▶ _WRITTEN INSTRUCTION_: Copy each line of the records that contains the word "with".

Start INFORMATION GIVEN

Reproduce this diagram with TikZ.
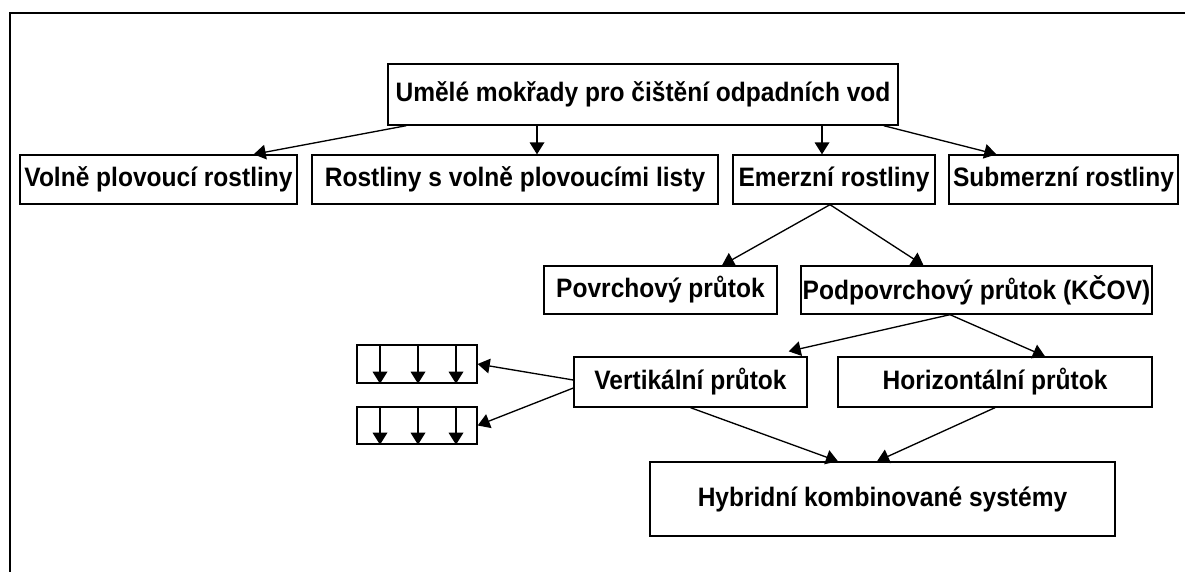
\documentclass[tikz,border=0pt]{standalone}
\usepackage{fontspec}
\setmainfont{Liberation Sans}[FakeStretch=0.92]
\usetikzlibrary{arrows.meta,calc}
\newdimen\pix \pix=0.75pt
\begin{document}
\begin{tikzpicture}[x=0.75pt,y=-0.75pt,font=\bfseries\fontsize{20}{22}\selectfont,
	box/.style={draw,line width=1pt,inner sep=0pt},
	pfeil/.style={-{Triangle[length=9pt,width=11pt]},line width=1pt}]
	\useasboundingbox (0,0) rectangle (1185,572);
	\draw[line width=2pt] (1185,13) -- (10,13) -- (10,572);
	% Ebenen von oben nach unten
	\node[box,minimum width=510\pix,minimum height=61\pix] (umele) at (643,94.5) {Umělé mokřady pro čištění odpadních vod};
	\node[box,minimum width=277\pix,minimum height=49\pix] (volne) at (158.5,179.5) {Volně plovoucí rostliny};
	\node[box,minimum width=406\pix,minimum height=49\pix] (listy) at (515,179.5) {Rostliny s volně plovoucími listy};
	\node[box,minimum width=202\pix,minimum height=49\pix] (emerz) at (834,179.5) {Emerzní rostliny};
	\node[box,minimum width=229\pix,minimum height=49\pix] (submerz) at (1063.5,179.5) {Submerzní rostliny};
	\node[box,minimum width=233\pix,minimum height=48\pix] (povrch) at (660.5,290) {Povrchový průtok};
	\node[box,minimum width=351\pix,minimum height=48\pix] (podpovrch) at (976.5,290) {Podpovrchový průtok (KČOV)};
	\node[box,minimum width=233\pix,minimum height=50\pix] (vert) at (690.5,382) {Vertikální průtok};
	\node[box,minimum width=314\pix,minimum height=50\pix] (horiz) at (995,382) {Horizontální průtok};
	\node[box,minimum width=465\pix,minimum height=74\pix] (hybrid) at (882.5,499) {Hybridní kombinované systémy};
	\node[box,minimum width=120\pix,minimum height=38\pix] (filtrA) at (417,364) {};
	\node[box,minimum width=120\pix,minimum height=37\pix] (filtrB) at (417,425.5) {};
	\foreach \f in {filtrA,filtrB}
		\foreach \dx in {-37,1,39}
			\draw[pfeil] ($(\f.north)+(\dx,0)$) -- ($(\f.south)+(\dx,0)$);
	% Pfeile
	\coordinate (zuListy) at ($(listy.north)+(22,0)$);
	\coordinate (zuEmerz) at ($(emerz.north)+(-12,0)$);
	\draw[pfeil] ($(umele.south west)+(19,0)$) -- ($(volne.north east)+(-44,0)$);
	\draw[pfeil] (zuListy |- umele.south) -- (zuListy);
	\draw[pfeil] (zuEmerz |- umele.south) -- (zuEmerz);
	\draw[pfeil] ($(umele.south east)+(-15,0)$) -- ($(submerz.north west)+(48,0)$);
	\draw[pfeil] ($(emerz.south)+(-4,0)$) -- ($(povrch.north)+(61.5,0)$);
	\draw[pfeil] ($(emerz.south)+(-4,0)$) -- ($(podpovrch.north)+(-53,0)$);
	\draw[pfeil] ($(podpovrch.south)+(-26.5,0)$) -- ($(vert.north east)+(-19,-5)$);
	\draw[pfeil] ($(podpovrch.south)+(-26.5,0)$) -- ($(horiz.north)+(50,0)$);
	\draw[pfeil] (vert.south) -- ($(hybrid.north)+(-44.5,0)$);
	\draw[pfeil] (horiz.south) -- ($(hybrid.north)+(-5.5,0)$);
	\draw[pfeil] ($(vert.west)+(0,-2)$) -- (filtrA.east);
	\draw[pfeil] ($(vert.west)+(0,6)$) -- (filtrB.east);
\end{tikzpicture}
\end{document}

End INFORMATION GIVEN
Start INFORMATION GIVEN

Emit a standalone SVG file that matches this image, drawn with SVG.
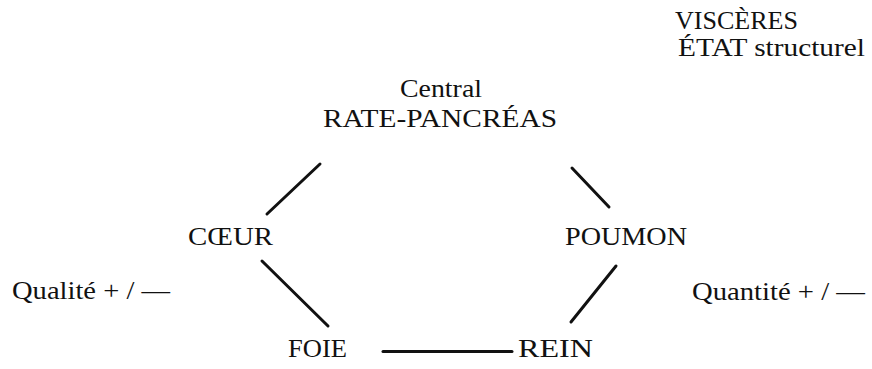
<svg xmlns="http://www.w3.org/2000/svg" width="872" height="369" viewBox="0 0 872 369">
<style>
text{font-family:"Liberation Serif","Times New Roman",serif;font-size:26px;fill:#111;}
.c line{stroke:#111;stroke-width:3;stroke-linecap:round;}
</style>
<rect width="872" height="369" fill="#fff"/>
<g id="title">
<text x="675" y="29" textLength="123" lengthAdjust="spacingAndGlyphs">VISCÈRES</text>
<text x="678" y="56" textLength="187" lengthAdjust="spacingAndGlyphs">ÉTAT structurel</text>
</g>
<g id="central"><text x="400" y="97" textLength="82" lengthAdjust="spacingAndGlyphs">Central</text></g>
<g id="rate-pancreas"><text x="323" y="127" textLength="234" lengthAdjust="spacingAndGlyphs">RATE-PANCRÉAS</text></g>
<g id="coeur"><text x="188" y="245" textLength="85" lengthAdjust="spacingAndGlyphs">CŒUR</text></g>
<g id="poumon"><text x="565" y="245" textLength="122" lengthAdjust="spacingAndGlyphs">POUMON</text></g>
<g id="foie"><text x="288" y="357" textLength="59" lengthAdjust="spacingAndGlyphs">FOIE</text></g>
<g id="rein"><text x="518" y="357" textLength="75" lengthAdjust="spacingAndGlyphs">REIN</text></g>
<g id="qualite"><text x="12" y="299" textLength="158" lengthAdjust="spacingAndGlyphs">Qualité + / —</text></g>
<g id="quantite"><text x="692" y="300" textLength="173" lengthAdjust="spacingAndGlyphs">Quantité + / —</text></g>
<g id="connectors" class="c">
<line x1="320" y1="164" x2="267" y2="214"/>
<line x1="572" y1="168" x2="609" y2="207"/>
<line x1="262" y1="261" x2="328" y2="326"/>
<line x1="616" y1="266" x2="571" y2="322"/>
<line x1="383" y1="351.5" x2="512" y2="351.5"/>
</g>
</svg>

End INFORMATION GIVEN

▶ _RESULT BELOW_:
Reproduce this diagram with TikZ.
Emit a standalone SVG file that matches this image, drawn with SVG.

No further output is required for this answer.